Plotting code records:

============

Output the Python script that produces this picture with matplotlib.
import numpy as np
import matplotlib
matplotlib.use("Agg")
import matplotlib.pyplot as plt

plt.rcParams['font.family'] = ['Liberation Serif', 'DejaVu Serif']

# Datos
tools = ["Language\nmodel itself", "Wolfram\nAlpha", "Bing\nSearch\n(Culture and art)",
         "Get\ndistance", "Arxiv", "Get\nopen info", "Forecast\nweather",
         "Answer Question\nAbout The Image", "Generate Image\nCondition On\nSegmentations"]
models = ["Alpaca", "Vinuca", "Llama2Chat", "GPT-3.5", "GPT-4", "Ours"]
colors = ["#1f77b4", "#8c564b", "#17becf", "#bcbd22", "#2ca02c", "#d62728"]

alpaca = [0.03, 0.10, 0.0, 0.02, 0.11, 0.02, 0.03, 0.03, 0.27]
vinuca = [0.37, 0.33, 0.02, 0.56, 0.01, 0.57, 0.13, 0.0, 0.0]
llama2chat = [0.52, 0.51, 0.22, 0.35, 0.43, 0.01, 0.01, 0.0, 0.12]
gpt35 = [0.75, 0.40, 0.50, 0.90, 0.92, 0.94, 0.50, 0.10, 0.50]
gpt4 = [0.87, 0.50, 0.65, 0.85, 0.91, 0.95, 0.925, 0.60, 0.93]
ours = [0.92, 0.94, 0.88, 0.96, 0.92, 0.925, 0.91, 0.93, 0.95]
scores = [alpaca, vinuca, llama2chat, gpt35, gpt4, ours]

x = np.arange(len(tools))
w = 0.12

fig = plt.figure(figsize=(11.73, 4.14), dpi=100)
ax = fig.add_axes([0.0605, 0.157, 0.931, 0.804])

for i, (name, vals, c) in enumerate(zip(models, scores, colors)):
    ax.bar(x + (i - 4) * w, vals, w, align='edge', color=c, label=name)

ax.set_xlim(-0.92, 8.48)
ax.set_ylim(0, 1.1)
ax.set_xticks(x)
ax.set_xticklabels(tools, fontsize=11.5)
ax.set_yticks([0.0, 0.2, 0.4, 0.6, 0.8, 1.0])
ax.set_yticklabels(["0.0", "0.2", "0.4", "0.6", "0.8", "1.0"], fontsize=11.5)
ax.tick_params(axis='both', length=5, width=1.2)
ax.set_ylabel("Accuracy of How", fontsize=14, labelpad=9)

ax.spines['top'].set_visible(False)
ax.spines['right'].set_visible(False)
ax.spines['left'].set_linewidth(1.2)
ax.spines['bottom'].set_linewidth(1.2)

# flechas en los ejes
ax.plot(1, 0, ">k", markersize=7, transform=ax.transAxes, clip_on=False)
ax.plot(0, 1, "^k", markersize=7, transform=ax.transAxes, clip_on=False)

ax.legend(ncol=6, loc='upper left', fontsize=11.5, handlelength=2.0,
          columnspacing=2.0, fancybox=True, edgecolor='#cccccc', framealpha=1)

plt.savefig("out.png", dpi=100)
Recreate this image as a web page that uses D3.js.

============

What you need to do: Write out every entry above, word for word.

Exercise result:
Output the Python script that produces this picture with matplotlib.
import numpy as np
import matplotlib
matplotlib.use("Agg")
import matplotlib.pyplot as plt

plt.rcParams['font.family'] = ['Liberation Serif', 'DejaVu Serif']

# Datos
tools = ["Language\nmodel itself", "Wolfram\nAlpha", "Bing\nSearch\n(Culture and art)",
         "Get\ndistance", "Arxiv", "Get\nopen info", "Forecast\nweather",
         "Answer Question\nAbout The Image", "Generate Image\nCondition On\nSegmentations"]
models = ["Alpaca", "Vinuca", "Llama2Chat", "GPT-3.5", "GPT-4", "Ours"]
colors = ["#1f77b4", "#8c564b", "#17becf", "#bcbd22", "#2ca02c", "#d62728"]

alpaca = [0.03, 0.10, 0.0, 0.02, 0.11, 0.02, 0.03, 0.03, 0.27]
vinuca = [0.37, 0.33, 0.02, 0.56, 0.01, 0.57, 0.13, 0.0, 0.0]
llama2chat = [0.52, 0.51, 0.22, 0.35, 0.43, 0.01, 0.01, 0.0, 0.12]
gpt35 = [0.75, 0.40, 0.50, 0.90, 0.92, 0.94, 0.50, 0.10, 0.50]
gpt4 = [0.87, 0.50, 0.65, 0.85, 0.91, 0.95, 0.925, 0.60, 0.93]
ours = [0.92, 0.94, 0.88, 0.96, 0.92, 0.925, 0.91, 0.93, 0.95]
scores = [alpaca, vinuca, llama2chat, gpt35, gpt4, ours]

x = np.arange(len(tools))
w = 0.12

fig = plt.figure(figsize=(11.73, 4.14), dpi=100)
ax = fig.add_axes([0.0605, 0.157, 0.931, 0.804])

for i, (name, vals, c) in enumerate(zip(models, scores, colors)):
    ax.bar(x + (i - 4) * w, vals, w, align='edge', color=c, label=name)

ax.set_xlim(-0.92, 8.48)
ax.set_ylim(0, 1.1)
ax.set_xticks(x)
ax.set_xticklabels(tools, fontsize=11.5)
ax.set_yticks([0.0, 0.2, 0.4, 0.6, 0.8, 1.0])
ax.set_yticklabels(["0.0", "0.2", "0.4", "0.6", "0.8", "1.0"], fontsize=11.5)
ax.tick_params(axis='both', length=5, width=1.2)
ax.set_ylabel("Accuracy of How", fontsize=14, labelpad=9)

ax.spines['top'].set_visible(False)
ax.spines['right'].set_visible(False)
ax.spines['left'].set_linewidth(1.2)
ax.spines['bottom'].set_linewidth(1.2)

# flechas en los ejes
ax.plot(1, 0, ">k", markersize=7, transform=ax.transAxes, clip_on=False)
ax.plot(0, 1, "^k", markersize=7, transform=ax.transAxes, clip_on=False)

ax.legend(ncol=6, loc='upper left', fontsize=11.5, handlelength=2.0,
          columnspacing=2.0, fancybox=True, edgecolor='#cccccc', framealpha=1)

plt.savefig("out.png", dpi=100)
Recreate this image as a web page that uses D3.js.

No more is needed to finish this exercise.